I was reading through Jerome Bruner's Acts of Meaning the other day and had a thought along these lines.

Bruner was one of the early fathers of the anti-behaviorist cognitive turn in psychology, who later became critical of the computational and information-processing models of the mind. His main objection is that these theories ignore or downplay the importance of *meaning*, in the form of narratives, discourses, and personal interpretations, in favor of reductive causal explanations that localize "the Self" in the brain.

(His work anticipates and influences Taylor's work in certain key respects, as you can see.)

Anyway, I got to thinking about this in the context of psychiatric therapies and even medicine at large. Health today isn't even the right word for the concerns of the medical-industrial complex. The art of medicine has become mechanized, transforming living bodies into nothing but physical and chemical interactions in a lump of tissue. (Which very profitable drugs can "fix", naturally.)

We've seen this mechanization in effect worldwide over the last 18 months (and counting). The integrity of the physical and biological system takes precedence over any and every other goal and good.
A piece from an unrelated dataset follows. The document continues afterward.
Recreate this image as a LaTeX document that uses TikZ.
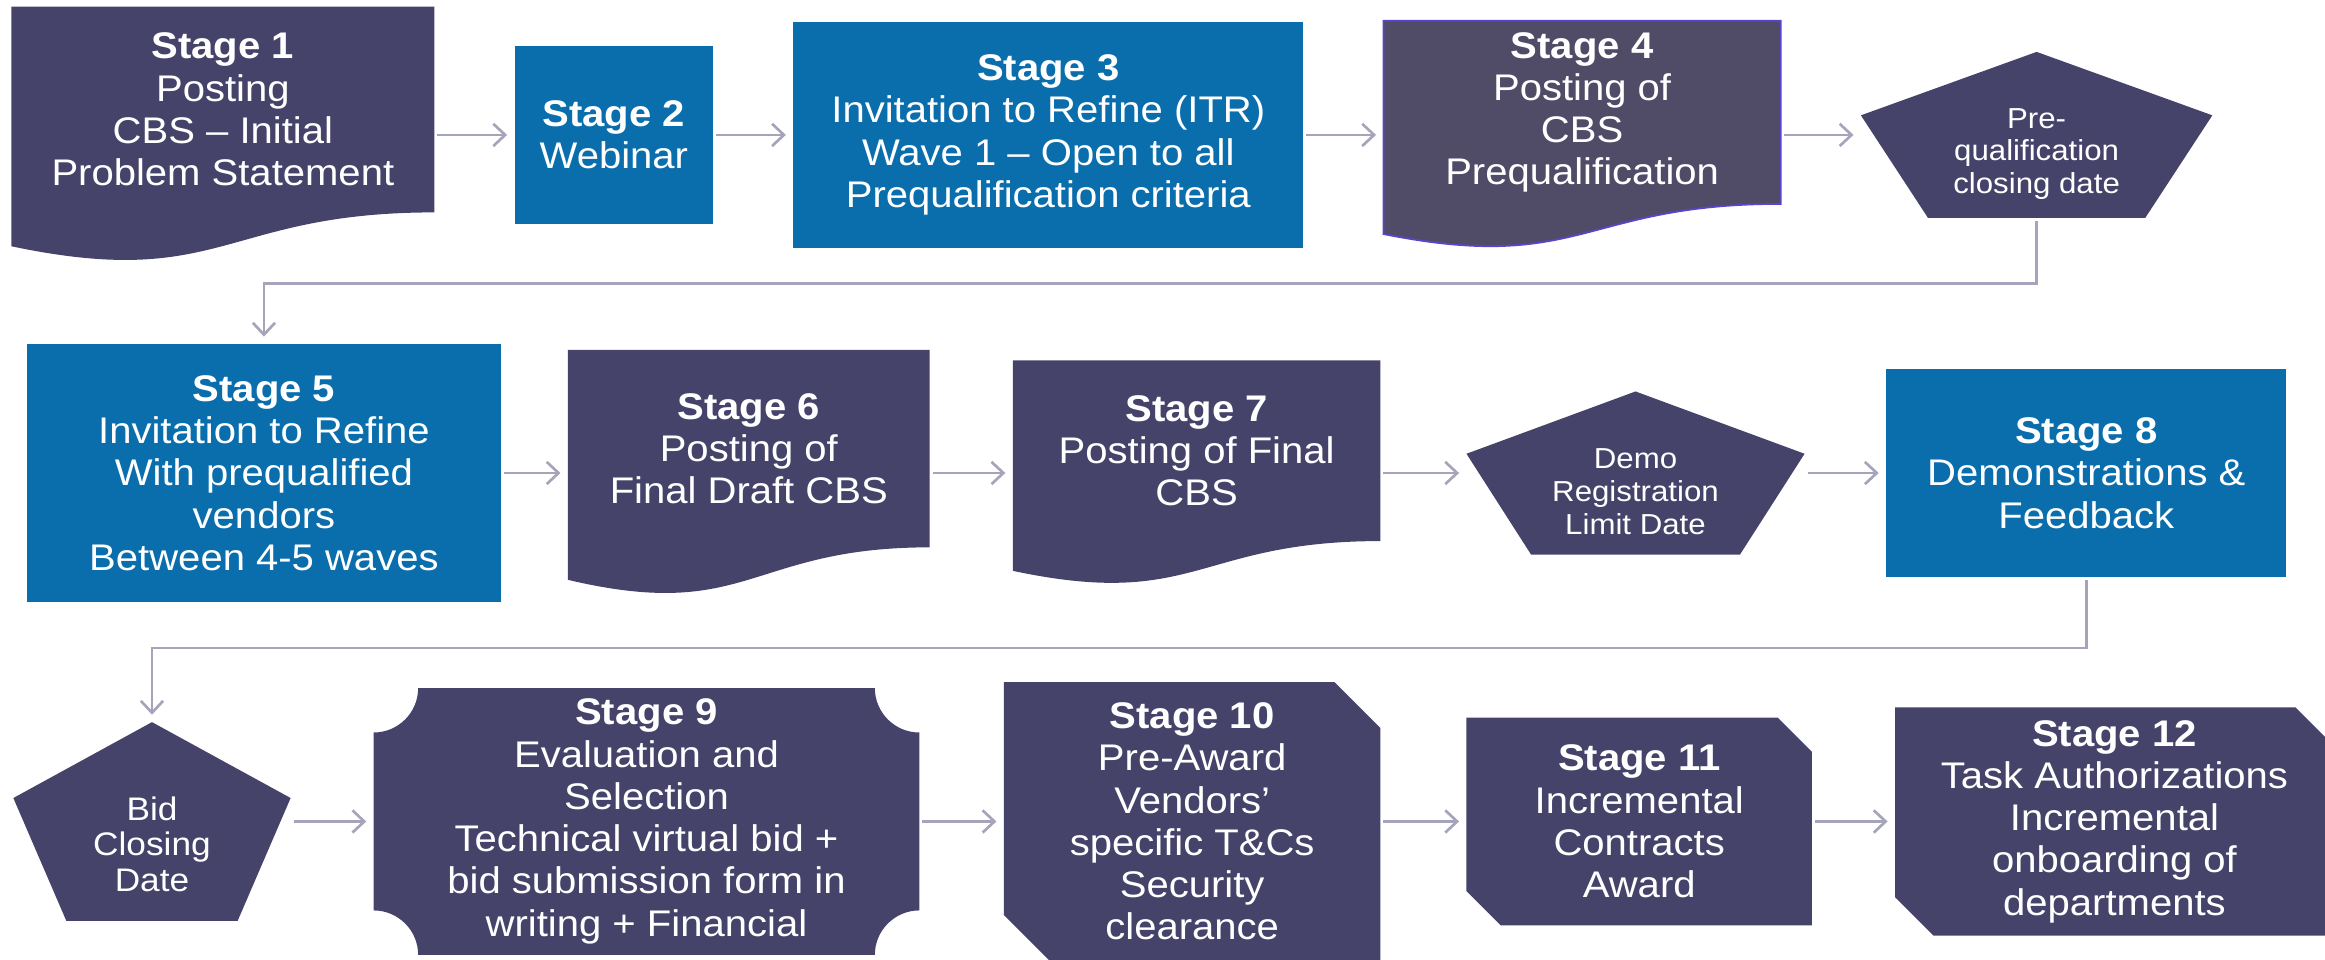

Our personal desires, interests, valued goods, sense of the worthwhile and significant all take a back seat to the proper functioning of the system.

You could easily fit this situation into what you've argued here. And what we're seeing can be understood as a contraction of valid vocabularies.

Instead of being able to discuss values, purposes, meanings, giving interpretations of ourselves and our deepest concerns and goals, we're living through the later stages of a social process that has -- among other things -- winnowed down the range of acceptable languages and conversations.

And I mean that in the sense that you implied by reference to vocabularies of analogy. That's forbidden now when we've got shiny AI, info, cognitive, neuro-whatever languages that get to the only real and genuine reality of the human condition.

We're seeing a deficit of empathy in part because, at least within the scope of these bloated institutions, we're limited to an impoverished language that can only refer in any serious and non-derived way to objective physical properties.

We're learning to treat each other the way we treat the car and the toaster.